Episode 3, "Jane Fonda," is when I, a youth, learned that Barb Wire is a real movie. When Pam goes to meet with her publicist Gail (Mozhan Marnò) for the first time, she's shown the promotional material for it and told it's "the studio's number one priority for spring." I'm sorry, what? How could I have never heard of a big-budget action movie that was apparently so big that Pam's publicist was willing to live and breathe "24/7 Barb Wire?" I was especially curious because, I—again, a youth—have only ever associated Anderson with Baywatch.
Well, it's possible that the series editorialized the blockbuster potential that Barb Wire had, but—based on my constant Googling of it whenever it's mentioned on Pam & Tommy—I think it never found a place in the action movie zeitgeist because it's just… not Good, not even good bad movie good. Still I wonder, though, what the hell is this movie?! You see, the trailer and clips available online are mainly just of Anderson shooting at various men or riding a motorcycle in head-to-toe leather, a la 2022 Julia Fox. What I have deduced, though, is that Pam is the titular Barb Wire, a comic-book-originated character who is a part-time-nightclub-owner-part-time-bounty-hunter in a second civil war-ridden America. That all (sort of) makes sense. What confuses me is the "plot," more or less, and I fear that even if I watched the movie in its entirety, I wouldn't be able to tell you what happens. What I am aware of is that there's some doctor with knowledge of a bioweapon and Barb's ex lover, a freedom fighter named Axel Hood, reemerges and asks for her help in crossing the border to escape the war.
Wait, isn't that just like Casablanca?
You're telling me that Barb Wire is a Casablanca remake? Like, that is the plot of Casablanca—which leads me to wonder if Barb Wire realized it was a Casablanca remake? And did it market itself that way? That's just a recipe for disaster: trying to touch one of the most classic movies of all time, even ever so slightly with added overt sex appeal. Would things have boded differently for Barb Wire had it just been a tad more original? I'm going to guess abso-freaking-lutely. Like, there may not be any lines like, "Here's looking at you, kid," in Barb Wire, but it does have her signature catchphrase, "Don't call me babe"—which is definitely a Hot Girl catchphrase.
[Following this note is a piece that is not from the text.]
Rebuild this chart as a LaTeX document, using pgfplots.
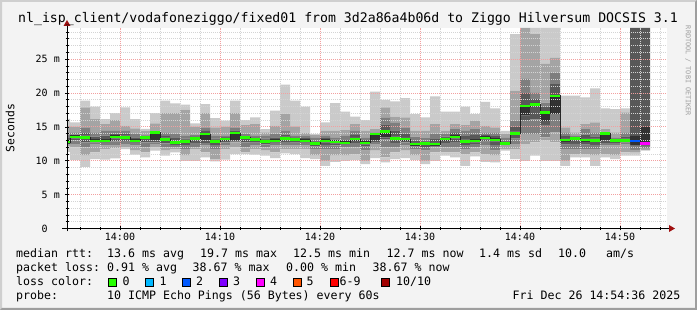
\documentclass[border=0pt]{standalone}
\usepackage{fontspec}
\setmainfont{DejaVu Sans Mono}
\usepackage{pgfplots}
\usepackage{pgfplotstable}
\pgfplotsset{compat=1.18}

\definecolor{bgc}{HTML}{F3F3F3}
\definecolor{shA}{HTML}{CFCFCF}
\definecolor{shB}{HTML}{9E9E9E}
\definecolor{sA}{HTML}{CACACA}
\definecolor{sB}{HTML}{A4A4A4}
\definecolor{sC}{HTML}{7E7E7E}
\definecolor{sD}{HTML}{585858}
\definecolor{sE}{HTML}{323232}
\definecolor{lc0}{HTML}{26FF00}
\definecolor{lc1}{HTML}{00B8FF}
\definecolor{lc2}{HTML}{0059FF}
\definecolor{lc3}{HTML}{7E00FF}
\definecolor{lc4}{HTML}{FF00FF}
\definecolor{lc5}{HTML}{FF5500}
\definecolor{lc6}{HTML}{FF0000}
\definecolor{lc10}{HTML}{A10000}
\definecolor{arr}{HTML}{A01010}
\definecolor{mgrid}{HTML}{F2A0A0}
\definecolor{ngrid}{HTML}{D4D4D4}

\pgfplotstableread{
t l1 h1 l2 h2 l3 h3 l4 h4 l5 h5 med
-6 11.3 16.2 12.2 15.2 12.4 13.9 12.5 13.33 12.5 13.0 12.75
-5 10.1 15.67 11.97 15.02 12.46 14.19 13.0 13.87 13.3 13.8 13.55
-4 9.11 18.87 10.74 17.88 11.97 14.93 12.71 14.19 13.2 13.7 13.45
-3 10.25 17.98 11.23 16.16 12.46 14.19 12.71 13.58 12.71 13.21 12.96
-2 10.15 16.16 11.72 15.42 12.22 14.43 12.59 13.7 12.71 13.21 12.96
-1 10.34 17.04 11.82 16.0 12.22 14.43 12.88 13.99 13.3 13.8 13.55
0 11.72 17.88 11.97 15.17 12.46 14.43 12.95 13.94 13.2 13.7 13.45
1 10.89 16.16 11.48 14.78 12.22 13.94 12.59 13.45 12.71 13.21 12.96
2 10.49 14.68 11.23 14.43 11.97 13.69 12.71 13.7 13.2 13.7 13.45
3 11.48 17.04 11.97 15.52 12.46 14.19 12.7 14.19 12.96 14.19 14.19
4 10.74 18.87 11.48 17.04 11.97 14.19 12.56 13.67 12.9 13.4 13.15
5 11.23 18.47 11.72 17.04 11.97 13.94 12.34 13.33 12.46 12.96 12.71
6 10.0 18.28 10.74 17.54 11.72 13.69 12.29 13.28 12.61 13.11 12.86
7 10.0 15.52 11.72 15.02 11.97 13.84 12.64 13.57 13.05 13.55 13.3
8 10.49 18.37 11.23 17.04 12.22 14.93 12.6 14.4 12.96 13.94 13.94
9 9.9 16.3 10.25 14.93 11.72 13.69 12.29 13.28 12.61 13.11 12.86
10 10.15 15.91 11.72 15.02 12.22 13.69 12.71 13.45 12.95 13.45 13.2
11 10.99 18.87 11.97 17.04 12.71 14.93 12.9 14.5 13.05 14.09 14.09
12 10.99 16.0 11.23 15.27 11.97 13.94 12.71 13.7 13.2 13.7 13.45
13 10.89 16.4 11.72 15.42 12.22 13.69 12.69 13.42 12.9 13.4 13.15
14 10.74 14.68 11.48 14.19 11.97 13.69 12.42 13.28 12.61 13.11 12.86
15 10.39 17.39 11.23 15.17 12.22 13.94 12.59 13.45 12.71 13.21 12.96
16 11.08 21.23 11.72 16.9 12.22 14.43 12.76 13.87 13.05 13.55 13.3
17 10.99 18.87 11.72 15.07 12.22 13.69 12.69 13.42 12.9 13.4 13.15
18 10.39 17.98 11.72 14.09 12.22 13.69 12.59 13.33 12.71 13.21 12.96
19 10.25 13.94 10.74 13.79 11.72 13.45 12.14 13.0 12.31 12.81 12.56
20 9.26 15.67 10.0 14.43 11.72 13.69 12.34 13.33 12.71 13.21 12.96
21 9.85 18.52 10.74 14.43 11.72 13.45 12.27 13.13 12.56 13.06 12.81
22 10.0 17.24 10.74 14.53 11.97 13.69 12.31 13.17 12.41 12.91 12.66
23 10.1 16.5 10.99 15.42 11.97 14.43 12.59 13.81 12.95 13.45 13.2
24 9.51 16.0 10.0 14.43 11.48 13.45 12.07 13.05 12.41 12.91 12.66
25 10.39 20.2 11.48 14.68 12.46 14.19 12.75 14.06 13.05 13.94 13.94
26 9.75 19.0 10.49 17.88 11.97 16.4 13.15 15.36 13.45 14.33 14.33
27 10.25 18.77 11.23 16.5 11.97 15.67 12.64 14.48 13.05 13.55 13.3
28 10.39 19.26 11.48 16.4 12.22 14.93 12.71 14.06 12.95 13.45 13.2
29 10.1 16.9 10.74 14.43 11.72 13.55 12.09 13.0 12.21 12.71 12.46
30 9.51 16.4 10.0 14.43 11.48 13.35 12.02 12.96 12.31 12.81 12.56
31 10.0 19.5 11.23 15.42 11.97 13.94 12.21 13.2 12.21 12.71 12.46
32 10.74 17.24 11.23 14.43 11.97 13.94 12.59 13.57 12.95 13.45 13.2
33 10.49 17.24 11.23 15.42 11.97 14.68 12.76 14.12 13.3 13.8 13.55
34 9.26 17.98 10.99 15.27 11.72 14.43 12.29 13.65 12.61 13.11 12.86
35 10.64 16.9 11.23 15.9 11.97 14.68 12.47 13.82 12.71 13.21 12.96
36 9.85 18.7 10.99 15.17 12.22 14.19 12.81 13.8 13.15 13.65 13.4
37 9.75 17.73 10.74 14.93 11.48 14.19 12.29 13.65 12.85 13.35 13.1
38 11.48 14.43 11.72 13.94 12.22 13.45 12.31 13.0 12.31 12.81 12.56
39 10.25 28.7 11.72 20.34 12.46 15.9 13.25 14.97 13.79 14.29 14.04
40 10.0 29.6 12.46 29.6 13.94 22.07 16.0 20.1 16.65 18.08 18.08
41 10.74 29.6 12.7 28.7 13.94 20.1 16.1 19.2 18.05 18.55 18.3
42 10.0 29.6 12.96 24.3 13.45 18.6 15.3 17.9 15.9 17.14 17.14
43 10.0 29.6 12.7 25.2 14.19 23.05 16.9 21.3 16.9 19.6 19.6
44 9.26 19.6 10.0 14.93 11.72 14.19 12.39 13.62 12.8 13.3 13.05
45 10.49 19.6 10.99 14.19 11.72 13.69 12.51 13.55 13.05 13.55 13.3
46 10.49 19.36 10.99 15.42 11.72 14.68 12.39 13.87 12.8 13.3 13.05
47 9.26 20.7 10.74 15.67 11.72 14.19 12.36 13.6 12.75 13.25 13.0
48 10.49 17.73 10.99 14.68 12.22 14.3 12.6 14.1 12.96 14.04 14.04
49 10.25 17.64 10.74 14.19 12.22 13.45 12.61 13.25 12.75 13.25 13.0
50 10.74 17.73 11.23 17.14 12.46 14.19 12.73 13.6 12.75 13.25 13.0
51 10.74 29.6 11.2 29.6 11.6 29.6 12.2 29.6 12.22 13.69 12.96
52 11.48 29.6 11.6 29.6 11.9 29.6 12.2 29.6 12.22 15.02 12.56
53 11.48 29.6 11.6 29.6 11.9 29.6 12.2 29.6 12.22 15.02 12.56
}\smoke

\newcommand{\legfont}{\fontsize{11.6}{13}\selectfont}
\pgfplotsset{
  rrdgeom/.style={at={(67pt,81.5pt)}, anchor=south west,
    scale only axis, width=600pt, height=200.5pt,
    xmin=-5.3, xmax=54.7, ymin=0, ymax=29.6},
  smk/.style={fill=#1, draw=none},
}

\begin{document}
\begin{tikzpicture}[x=1pt,y=1pt]
\fill[bgc] (0,0) rectangle (697,310);
\fill[shA] (0,0) -- (0,310) -- (697,310) -- (695,308) -- (2,308) -- (2,2) -- cycle;
\fill[shB] (697,310) -- (697,0) -- (0,0) -- (2,2) -- (695,2) -- (695,308) -- cycle;

\begin{axis}[
  rrdgeom,
  ybar stacked, bar width=1, bar shift=0pt,
  axis background/.style={fill=white},
  axis x line*=bottom, axis y line*=left,
  axis line style={draw=none},
  axis on top,
  xtick={0,10,20,30,40,50},
  xticklabels={14:00,14:10,14:20,14:30,14:40,14:50},
  minor xtick={-4,-2,2,4,6,8,12,14,16,18,22,24,26,28,32,34,36,38,42,44,46,48,52,54},
  ytick={0,5,10,15,20,25},
  yticklabels={0\phantom{~m},5 m,10 m,15 m,20 m,25 m},
  minor ytick={1,2,3,4,6,7,8,9,11,12,13,14,16,17,18,19,21,22,23,24,26,27,28,29},
  grid=both,
  major grid style={draw=mgrid, line width=0.8pt, dash pattern=on 1pt off 1pt},
  minor grid style={draw=ngrid, line width=0.8pt, dash pattern=on 1pt off 1pt},
  tick style={black, line width=0.7pt},
  major tick length=4pt, minor tick length=3pt, tick align=center,
  xticklabel style={font=\fontsize{10}{12}\selectfont, inner sep=0pt, anchor=base, yshift=-10pt},
  yticklabel style={font=\fontsize{10}{12}\selectfont, inner sep=0pt, anchor=east, xshift=-5pt},
  table/x expr=\thisrow{t}+0.5,
  skip coords between index={59}{60},
]
\addplot[fill=none, draw=none] table[y=l1]{\smoke};
\addplot[smk=sA] table[y expr=\thisrow{l2}-\thisrow{l1}]{\smoke};
\addplot[smk=sB] table[y expr=\thisrow{l3}-\thisrow{l2}]{\smoke};
\addplot[smk=sC] table[y expr=\thisrow{l4}-\thisrow{l3}]{\smoke};
\addplot[smk=sD] table[y expr=\thisrow{l5}-\thisrow{l4}]{\smoke};
\addplot[smk=sE] table[y expr=\thisrow{h5}-\thisrow{l5}]{\smoke};
\addplot[smk=sD] table[y expr=\thisrow{h4}-\thisrow{h5}]{\smoke};
\addplot[smk=sC] table[y expr=\thisrow{h3}-\thisrow{h4}]{\smoke};
\addplot[smk=sB] table[y expr=\thisrow{h2}-\thisrow{h3}]{\smoke};
\addplot[smk=sA] table[y expr=\thisrow{h1}-\thisrow{h2}]{\smoke};
\end{axis}

\begin{axis}[rrdgeom, hide axis]
\addplot[const plot, draw=black!85, line width=0.9pt] table[x=t,y=med]{\smoke};
\addplot[jump mark left, draw=lc0, line width=2.3pt, restrict x to domain=-6:51] table[x=t,y=med]{\smoke};
\addplot[jump mark left, draw=lc2, line width=2.3pt, restrict x to domain=51:52] table[x=t,y=med]{\smoke};
\addplot[jump mark left, draw=lc4, line width=2.3pt, restrict x to domain=52:53] table[x=t,y=med]{\smoke};
\end{axis}

% axis lines with arrows
\draw[black, line width=0.9pt] (62,81.5) -- (669,81.5);
\fill[arr] (669,78) -- (675,81.5) -- (669,85) -- cycle;
\draw[black, line width=0.9pt] (67,78.5) -- (67,284);
\fill[arr] (63.5,284) -- (67,290) -- (70.5,284) -- cycle;

% title
\node[anchor=base, inner sep=0pt, font=\fontsize{13.2}{15}\selectfont] at (348,287) {nl\_isp\_client/vodafoneziggo/fixed01 from 3d2a86a4b06d to Ziggo Hilversum DOCSIS 3.1};
% side text
\node[rotate=-90, inner sep=0pt, text=black!38, font=\fontsize{6.8}{8}\selectfont] at (688,239) {RRDTOOL / TOBI OETIKER};
% y label
\node[rotate=90, inner sep=0pt, font=\fontsize{11.4}{13}\selectfont] at (10,182) {Seconds};

% legend lines
\begin{scope}[every node/.style={anchor=base west, inner sep=0pt, font=\legfont}]
\node at (16,52) {median rtt:};
\node at (107,52) {13.6 ms avg};
\node at (200,52) {19.7 ms max};
\node at (293,52) {12.5 ms min};
\node at (386.5,52) {12.7 ms now};
\node at (479,52) {1.4 ms sd};
\node at (558,52) {10.0};
\node at (606,52) {am/s};
\node at (16,38) {packet loss:};
\node at (107,38) {0.91 \% avg};
\node at (192.5,38) {38.67 \% max};
\node at (286,38) {0.00 \% min};
\node at (372.5,38) {38.67 \% now};
\node at (16,24) {loss color:};
\node at (122.5,24) {0};
\node at (159.5,24) {1};
\node at (196,24) {2};
\node at (233,24) {3};
\node at (270,24) {4};
\node at (306.5,24) {5};
\node at (339.5,24) {6-9};
\node at (396,24) {10/10};
\node at (16,10) {probe:};
\node at (107,10) {10 ICMP Echo Pings (56 Bytes) every 60s};
\end{scope}
\node[anchor=base east, inner sep=0pt, font=\legfont] at (680.5,10) {Fri Dec 26 14:54:36 2025};
\foreach \xx/\cc in {108.3/lc0,145.3/lc1,182.3/lc2,219.3/lc3,256.3/lc4,293.3/lc5,330.3/lc6,381.7/lc10}{
  \filldraw[fill=\cc, draw=black, line width=0.8pt] (\xx,23.6) rectangle ++(7.6,8.2);
}
\pgfresetboundingbox
\path (0,0) rectangle (697,310);
\end{tikzpicture}
\end{document}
Maybe Barb Wire just needed a little bit more of its own thigh-high-boots-wearing legs to walk on.

Does everyone wear leather in the Barb Wire universe?
Because I mean, that would be cool and hot. I think Barb might be the only leather daddy in the film, but maybe it should've gone for a singular leather look sweeping the second civil war-ridden nation. It's supposed to be set in 2017, so it would've been ahead of its time, as that's all very in right now!
Was Barb Wire at all good?
I think… no? Apparently, some of the movie's wonkiness can be attributed to changes in directors during production, and it sounds like a lot of the dialogue is as chaotic as Barb's lawless city of Steel Harbor. To Anderson's credit, though, she did do most of her own stunts, making her the one element that gave the movie any sense of badassery. Upon its release, she told the LA Times, "Try getting Stallone or Schwarzenegger to do all their own stunts in a 17-inch corset and stiletto heels," and she's right and she should say it.

But why exactly did Barb Wire flop?
Well, it sounds like the fact that the movie wasn't great was part of it, but this seems like a movie that should have a Barbarella-esque embrace, or at least a cult fandom. In Pam & Tommy, Pamela even speaks to how much Jane Fonda's career as someone who manages to juggle the titles of sex symbol, serious actress, entrepreneur, and activist speak to her. Like, this should have been a star vehicle for her—or, the movie's lackluster reception aside, it should have at least been the action movie to get her into more blockbuster auditions.
As Pam & Tommy reveals, though, it was less about the quality of the movie than it was the public's overwhelming obsession with the sex tape and its scrutiny over her image. Suddenly, Glamour was canceling magazine profiles and she no longer even had a shot of being the Austin Powers leading lady. In the show's final episodes, it's revealed that it was largely because people saw her as a punchline that Barb Wire flopped. If she wasn't being taken seriously as a Baywatch star, now she wasn't going to be taken seriously as an actor at all.
While I still can't quite wrap my head around Barb Wire, I also can't help but wonder what it would have been like if it was just a little better and the blockbuster success that stiletto-boot-wearing, motorcycle-riding Pamela Anderson deserved. It could have been a hot girl classic.